Para esses doutrinadores, a renúncia antecipada ao direito sucessório em pactos antenupciais não conflita com a legislação brasileira, pois visa apenas afastar o cônjuge da concorrência sucessória, sem interferir nos direitos patrimoniais durante a vida dos cônjuges.
Em contrapartida, outros doutrinadores consideram a renúncia inválida, fundamentando-se na interpretação de que o direito sucessório só pode ser renunciado após a abertura da sucessão, conforme os artigos 1.784 e 1.804 do Código Civil. Para esses estudiosos, o direito de herança é uma norma de ordem pública e, portanto, indisponível até que ocorra o óbito do autor da herança.
Direito Comparado
No cenário internacional, diversos ordenamentos jurídicos aceitam a renúncia antecipada ao direito sucessório. No Código Civil Alemão (BGB, § 1941), por exemplo, permite-se a renúncia antecipada desde que formalizada por meio de escritura pública. Na Suíça, o artigo 468 do Código Civil aceita pactos sucessórios em determinadas condições. A Itália, por sua vez, autoriza a renúncia antecipada nos casos previstos no artigo 768 bis do Código Civil Italiano. No Direito Francês, o artigo 929 do Código Civil também permite expressamente a renúncia sucessória.

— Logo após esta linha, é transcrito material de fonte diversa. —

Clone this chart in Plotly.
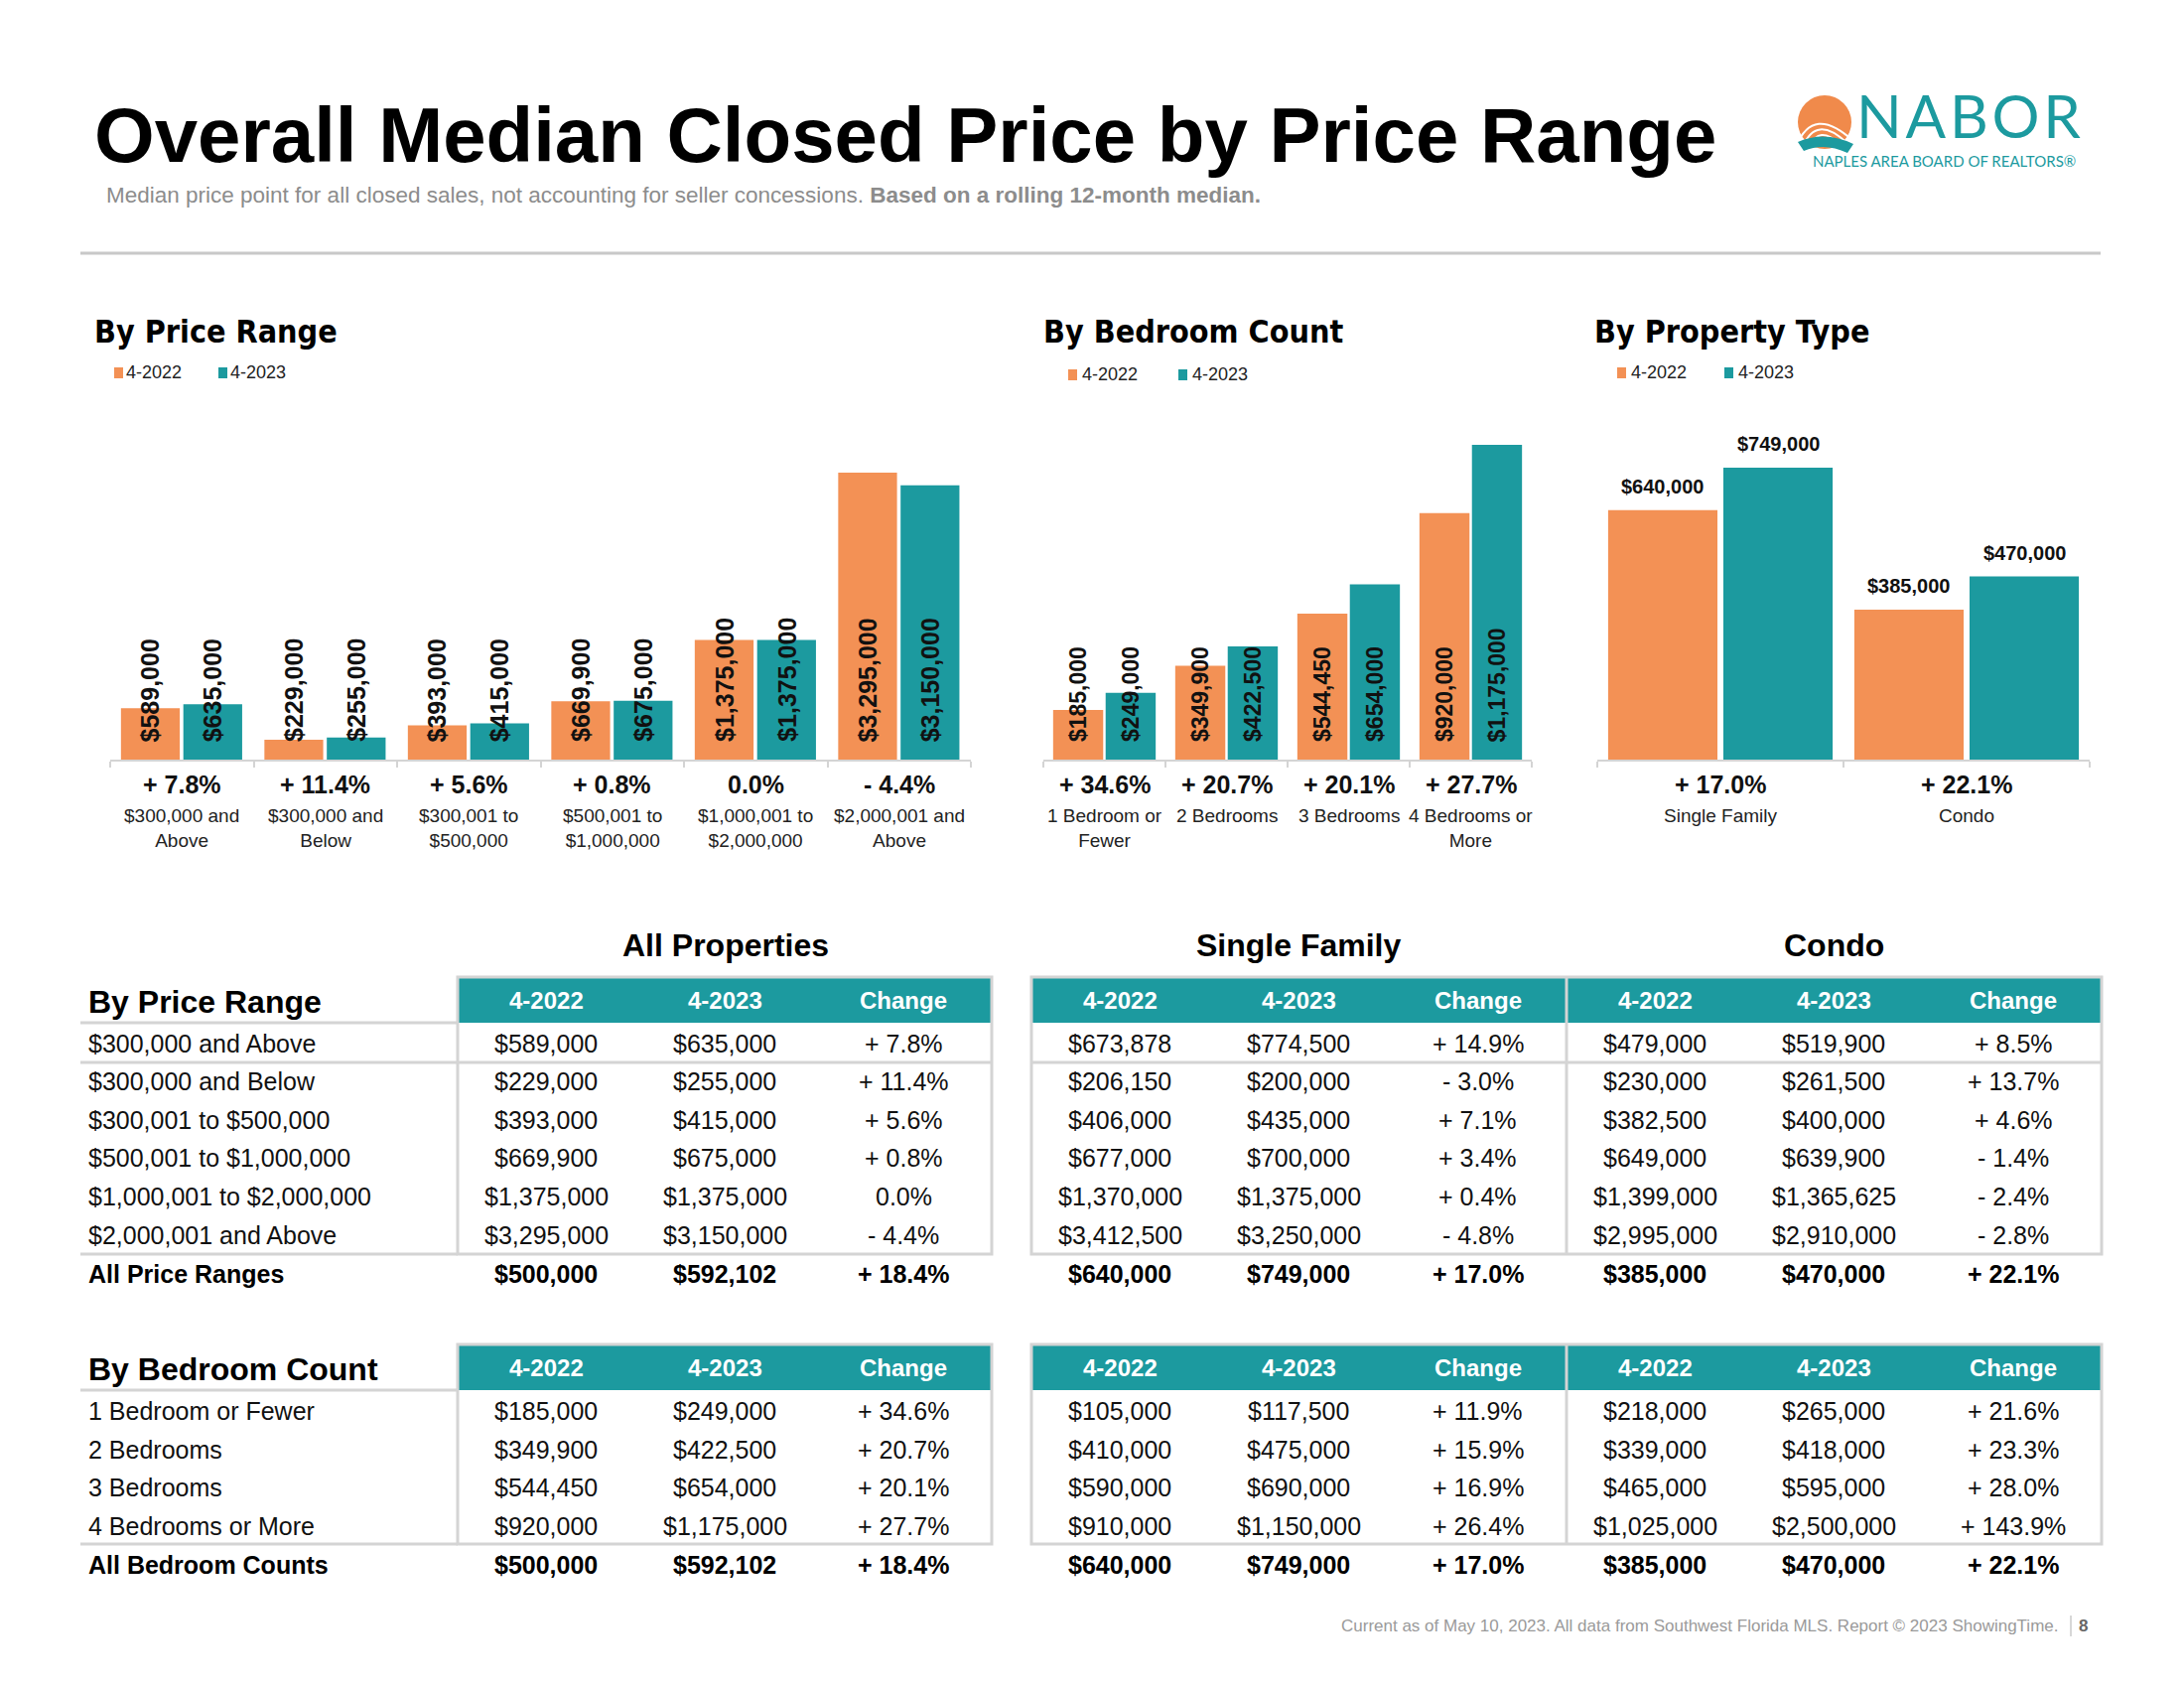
import plotly.graph_objects as go

W, H = 2200, 1700
ORANGE = "#F39155"
TEAL = "#1C9A9F"
GRID = "#d4d4d4"
FONT = "Liberation Sans, Arial, Helvetica, sans-serif"
NARROW = "DejaVu Sans Condensed, Liberation Sans Narrow, Arial Narrow, sans-serif"

# ---------------- data ----------------
series_names = ["4-2022", "4-2023"]

price_chart_labels = ["$300,000 and<br>Above", "$300,000 and<br>Below", "$300,001 to<br>$500,000",
                      "$500,001 to<br>$1,000,000", "$1,000,001 to<br>$2,000,000", "$2,000,001 and<br>Above"]
price_2022 = [589000, 229000, 393000, 669900, 1375000, 3295000]
price_2023 = [635000, 255000, 415000, 675000, 1375000, 3150000]
price_chg = ["+ 7.8%", "+ 11.4%", "+ 5.6%", "+ 0.8%", "0.0%", "- 4.4%"]

bed_chart_labels = ["1 Bedroom or<br>Fewer", "2 Bedrooms", "3 Bedrooms", "4 Bedrooms or<br>More"]
bed_2022 = [185000, 349900, 544450, 920000]
bed_2023 = [249000, 422500, 654000, 1175000]
bed_chg = ["+ 34.6%", "+ 20.7%", "+ 20.1%", "+ 27.7%"]

type_labels = ["Single Family", "Condo"]
type_2022 = [640000, 385000]
type_2023 = [749000, 470000]
type_chg = ["+ 17.0%", "+ 22.1%"]

price_rows = ["$300,000 and Above", "$300,000 and Below", "$300,001 to $500,000",
              "$500,001 to $1,000,000", "$1,000,001 to $2,000,000", "$2,000,001 and Above"]
sf_price_2022 = [673878, 206150, 406000, 677000, 1370000, 3412500]
sf_price_2023 = [774500, 200000, 435000, 700000, 1375000, 3250000]
sf_price_chg = ["+ 14.9%", "- 3.0%", "+ 7.1%", "+ 3.4%", "+ 0.4%", "- 4.8%"]
condo_price_2022 = [479000, 230000, 382500, 649000, 1399000, 2995000]
condo_price_2023 = [519900, 261500, 400000, 639900, 1365625, 2910000]
condo_price_chg = ["+ 8.5%", "+ 13.7%", "+ 4.6%", "- 1.4%", "- 2.4%", "- 2.8%"]

bed_rows = ["1 Bedroom or Fewer", "2 Bedrooms", "3 Bedrooms", "4 Bedrooms or More"]
sf_bed_2022 = [105000, 410000, 590000, 910000]
sf_bed_2023 = [117500, 475000, 690000, 1150000]
sf_bed_chg = ["+ 11.9%", "+ 15.9%", "+ 16.9%", "+ 26.4%"]
condo_bed_2022 = [218000, 339000, 465000, 1025000]
condo_bed_2023 = [265000, 418000, 595000, 2500000]
condo_bed_chg = ["+ 21.6%", "+ 23.3%", "+ 28.0%", "+ 143.9%"]

all_total = [500000, 592102, "+ 18.4%"]
sf_total = [640000, 749000, "+ 17.0%"]
condo_total = [385000, 470000, "+ 22.1%"]

# ---------------- helpers ----------------
def px(x):
    return x / W

def py(y):
    return 1 - y / H

def money(v):
    return f"${v:,}"

annotations = []
shapes = []

def ann(x, y, text, size, color="#000", xanchor="center", yanchor="middle", family=FONT, **kw):
    annotations.append(dict(
        x=px(x), y=py(y), xref="paper", yref="paper", text=text, showarrow=False,
        xanchor=xanchor, yanchor=yanchor,
        font=dict(family=family, size=size, color=color), **kw))

def hline(x0, x1, y, color=GRID, width=3):
    shapes.append(dict(type="line", xref="paper", yref="paper", x0=px(x0), x1=px(x1),
                       y0=py(y), y1=py(y), line=dict(color=color, width=width)))

def vline(x, y0, y1, color=GRID, width=3):
    shapes.append(dict(type="line", xref="paper", yref="paper", x0=px(x), x1=px(x),
                       y0=py(y0), y1=py(y1), line=dict(color=color, width=width)))

def rect(x0, x1, y0, y1, fill=None, line=None, lw=0):
    shapes.append(dict(type="rect", xref="paper", yref="paper", x0=px(x0), x1=px(x1),
                       y0=py(y0), y1=py(y1), fillcolor=fill if fill else "rgba(0,0,0,0)",
                       line=dict(color=line if line else "rgba(0,0,0,0)", width=lw)))

fig = go.Figure()

# ---------------- header ----------------
ann(93, 136, "<b>Overall Median Closed Price by Price Range</b>", 78, xanchor="left")
ann(105, 197, "Median price point for all closed sales, not accounting for seller concessions. "
    "<b>Based on a rolling 12-month median.</b>", 22.5, color="#8c8c8c", xanchor="left")
hline(81, 2116, 255, color="#c8c8c8", width=3)

# logo
shapes.append(dict(type="circle", xref="paper", yref="paper", x0=px(1811), x1=px(1865),
                   y0=py(96), y1=py(150), fillcolor="#F08A4B", line=dict(width=0)))
for k in range(4):
    r = 8 + k * 7
    shapes.append(dict(type="path", xref="paper", yref="paper",
                       path=f"M {px(1838 - r)} {py(148)} Q {px(1838 - r * 0.4)} {py(148 - r * 1.5)} {px(1838 + r)} {py(148 - r * 0.2)}",
                       line=dict(color="white", width=2)))
shapes.append(dict(type="path", xref="paper", yref="paper",
                   path=f"M {px(1811)} {py(143)} Q {px(1838)} {py(131)} {px(1867)} {py(145)} L {px(1861)} {py(154)} Q {px(1838)} {py(143)} {px(1817)} {py(152)} Z",
                   fillcolor=TEAL, line=dict(width=0)))
ann(1868, 116, "N&#8202;A&#8202;B&#8202;O&#8202;R", 60, color=TEAL, xanchor="left",
    family="Lato, Open Sans, sans-serif")
ann(1958, 162, "NAPLES AREA BOARD OF REALTORS®", 15, color=TEAL, family="Lato, Open Sans, sans-serif")

# ---------------- charts ----------------
charts = [
    dict(ax="", x0=111, x1=978, labels=price_chart_labels, a=price_2022, b=price_2023, chg=price_chg,
         top_px=289, width=0.41, off=(-0.425, 0.01), label="rot", lsize=25,
         title="By Price Range", tx=93, leg=(115, 126, 220, 231), ly=375),
    dict(ax="2", x0=1051, x1=1543, labels=bed_chart_labels, a=bed_2022, b=bed_2023, chg=bed_chg,
         top_px=317, width=0.41, off=(-0.42, 0.01), label="rot", lsize=23,
         title="By Bedroom Count", tx=1049, leg=(1076, 1089, 1187, 1200), ly=377),
    dict(ax="3", x0=1609, x1=2105, labels=type_labels, a=type_2022, b=type_2023, chg=type_chg,
         top_px=294, width=0.444, off=(-0.456, 0.012), label="top", lsize=20,
         title="By Property Type", tx=1604, leg=(1629, 1642, 1737, 1750), ly=375),
]

BASE = 765
TOP = 420
layout_axes = {}
for c in charts:
    n = len(c["labels"])
    xs = list(range(n))
    xa = "x" + c["ax"]
    ya = "y" + c["ax"]
    vmax = max(max(c["a"]), max(c["b"]))
    ytop = vmax * (BASE - TOP) / c["top_px"]
    for vals, col, off, name in [(c["a"], ORANGE, c["off"][0], series_names[0]),
                                  (c["b"], TEAL, c["off"][1], series_names[1])]:
        fig.add_trace(go.Bar(x=xs, y=vals, width=c["width"], offset=off, marker_color=col,
                             marker_line_width=0, name=name, showlegend=False,
                             xaxis=xa, yaxis=ya, hoverinfo="skip"))
        for i, v in enumerate(vals):
            if c["label"] == "rot":
                annotations.append(dict(x=i + off + c["width"] / 2, y=0, xref=xa, yref=ya,
                                        text=f"<b>{money(v)}</b>", showarrow=False, textangle=-90,
                                        xanchor="center", yanchor="bottom", yshift=16,
                                        font=dict(family=FONT, size=c["lsize"], color="#111")))
            else:
                annotations.append(dict(x=i + off + c["width"] / 2, y=v, xref=xa, yref=ya,
                                        text=f"<b>{money(v)}</b>", showarrow=False,
                                        xanchor="center", yanchor="bottom", yshift=11,
                                        font=dict(family=FONT, size=c["lsize"], color="#111")))
    key = "xaxis" + c["ax"]
    ykey = "yaxis" + c["ax"]
    layout_axes[key] = dict(domain=[px(c["x0"]), px(c["x1"])], range=[-0.5, n - 0.5],
                            anchor=ya, showgrid=False, zeroline=False, showline=True,
                            linecolor=GRID, linewidth=2, ticks="outside", ticklen=6,
                            tickcolor=GRID, tickwidth=2,
                            tickvals=[i - 0.5 for i in range(n + 1)], showticklabels=False,
                            fixedrange=True)
    layout_axes[ykey] = dict(domain=[py(BASE), py(TOP)], range=[0, ytop], anchor=xa,
                             visible=False, fixedrange=True)
    for i in range(n):
        annotations.append(dict(x=i, y=py(790), xref=xa, yref="paper", text=f"<b>{c['chg'][i]}</b>",
                                showarrow=False, xanchor="center", yanchor="middle",
                                font=dict(family=FONT, size=25, color="#111")))
        annotations.append(dict(x=i, y=py(809), xref=xa, yref="paper", text=c["labels"][i],
                                showarrow=False, xanchor="center", yanchor="top",
                                font=dict(family=FONT, size=19, color="#222")))
    # title + legend
    ann(c["tx"], 334, f"<b>{c['title']}</b>", 32, xanchor="left", family=NARROW)
    s1, t1, s2, t2 = c["leg"]
    for sx, tx, col, name in [(s1, t1, ORANGE, series_names[0]), (s2, t2, TEAL, series_names[1])]:
        rect(sx, sx + 9, c["ly"] - 5, c["ly"] + 6, fill=col)
        ann(tx - 1, c["ly"], name, 18, color="#222", xanchor="left")

# ---------------- tables ----------------
LBL_X0 = 81
AP = (461, 999)
SF = (1039, 2117)
DIV = 1578
AP_COLS = [550, 730, 910]
SF_COLS = [1128, 1308, 1489]
CO_COLS = [1667, 1847, 2028]
HDR = ["4-2022", "4-2023", "Change"]

ann(731, 952, "<b>All Properties</b>", 32)
ann(1308, 952, "<b>Single Family</b>", 32)
ann(1847, 952, "<b>Condo</b>", 32)

def table(top, hbot, row_ys, bottom, total_y, title, rows, ap, sfv, cov, tot_label, first_sep):
    rect(AP[0], AP[1], top, hbot, fill=TEAL)
    rect(SF[0], SF[1], top, hbot, fill=TEAL)
    rect(AP[0], AP[1], top, bottom, line=GRID, lw=3)
    rect(SF[0], SF[1], top, bottom, line=GRID, lw=3)
    vline(DIV, top, bottom)
    hline(LBL_X0, AP[0], hbot)
    hline(LBL_X0, AP[0], bottom)
    if first_sep:
        sep = (row_ys[0] + row_ys[1]) / 2
        hline(LBL_X0, AP[1], sep)
        hline(SF[0], SF[1], sep)
    hy = (top + hbot) / 2
    ann(87, hy + 2, f"<b>{title}</b>", 32, xanchor="left")
    for cols in (AP_COLS, SF_COLS, CO_COLS):
        for cx, h in zip(cols, HDR):
            ann(cx, hy, f"<b>{h}</b>", 24, color="white")
    for r, y in enumerate(row_ys):
        ann(87, y, rows[r], 25, color="#111", xanchor="left")
        for cols, (v1, v2, ch) in zip((AP_COLS, SF_COLS, CO_COLS), (ap, sfv, cov)):
            ann(cols[0], y, money(v1[r]), 25, color="#111")
            ann(cols[1], y, money(v2[r]), 25, color="#111")
            ann(cols[2], y, ch[r], 25, color="#111")
    ann(87, total_y, f"<b>{tot_label}</b>", 25, xanchor="left")
    for cols, t in zip((AP_COLS, SF_COLS, CO_COLS), (all_total, sf_total, condo_total)):
        ann(cols[0], total_y, f"<b>{money(t[0])}</b>", 25)
        ann(cols[1], total_y, f"<b>{money(t[1])}</b>", 25)
        ann(cols[2], total_y, f"<b>{t[2]}</b>", 25)

table(984, 1030, [1051, 1089, 1128, 1166, 1205, 1244], 1263, 1283, "By Price Range", price_rows,
      (price_2022, price_2023, price_chg),
      (sf_price_2022, sf_price_2023, sf_price_chg),
      (condo_price_2022, condo_price_2023, condo_price_chg), "All Price Ranges", True)

table(1354, 1400, [1421, 1460, 1498, 1537], 1555, 1576, "By Bedroom Count", bed_rows,
      (bed_2022, bed_2023, bed_chg),
      (sf_bed_2022, sf_bed_2023, sf_bed_chg),
      (condo_bed_2022, condo_bed_2023, condo_bed_chg), "All Bedroom Counts", False)

# footer
ann(2075, 1637, "Current as of May 10, 2023. All data from Southwest Florida MLS. Report © 2023 ShowingTime.",
    17, color="#9a9a9a", xanchor="right")
vline(2086, 1627, 1648, color="#b0b0b0", width=1)
ann(2092, 1637, "<b>8</b>", 17, color="#666", xanchor="left")

fig.update_layout(width=W, height=H, autosize=False, margin=dict(l=0, r=0, t=0, b=0),
                  paper_bgcolor="white", plot_bgcolor="white", showlegend=False,
                  barmode="overlay", annotations=annotations, shapes=shapes, **layout_axes)

fig.write_html("out.html")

Esses exemplos evidenciam uma tendência à flexibilização da disposição patrimonial, respeitando a autonomia das partes e incentivando um planejamento sucessório que evita disputas e assegura maior previsibilidade.
A comparação internacional aponta que, para acompanhar as demandas sociais contemporâneas, o Direito brasileiro pode eventualmente adotar uma postura mais permissiva.
Perspectivas Futuras e Possibilidade de Testamento
A mudança no entendimento do TJ-SP indica que o Brasil pode estar caminhando para uma flexibilização das normas de renúncia sucessória. A previsão de um projeto de reforma do Código Civil, que discute o acréscimo do §2º ao artigo 426, permitindo expressamente a renúncia mútua em pactos antenupciais e de união estável, é um exemplo do avanço no reconhecimento da autonomia privada no planejamento patrimonial.
Além disso, cabe observar que a renúncia ao direito sucessório concorrencial não impede que o cônjuge renunciante seja beneficiado por um testamento. No Brasil, o testador pode destinar até 50% de seu patrimônio conforme sua vontade, incluindo o cônjuge renunciante, o que amplia as possibilidades de planejamento sucessório.
Dessa forma, é possível combinar a renúncia com a disposição testamentária, assegurando que a vontade do testador prevaleça e que o patrimônio seja distribuído segundo seu desejo.
Conclusão
A decisão do TJ-SP sobre a renúncia ao direito sucessório concorrencial em pactos antenupciais representa um marco importante no Direito Sucessório brasileiro. O entendimento de que a renúncia não configura pacto sucessório, mas apenas um ato de abstenção de concorrência, traz mais segurança jurídica e amplia a liberdade de planejamento patrimonial entre os cônjuges.
Ao reconhecer a autonomia privada como pilar fundamental, o TJ-SP aponta para uma possível modernização das normas sucessórias, que poderá ser consolidada em uma futura reforma do Código Civil.
Para os interessados em realizar um planejamento patrimonial seguro e juridicamente embasado, é recomendável a consulta com advogados especializados, que podem orientar sobre as melhores estratégias de sucessão, de acordo com o cenário atual e as perspectivas de mudanças legislativas.
Essa decisão é um importante passo para que o Brasil se alinhe com as práticas internacionais e atenda às necessidades de uma sociedade que busca cada vez mais autonomia em suas relações patrimoniais.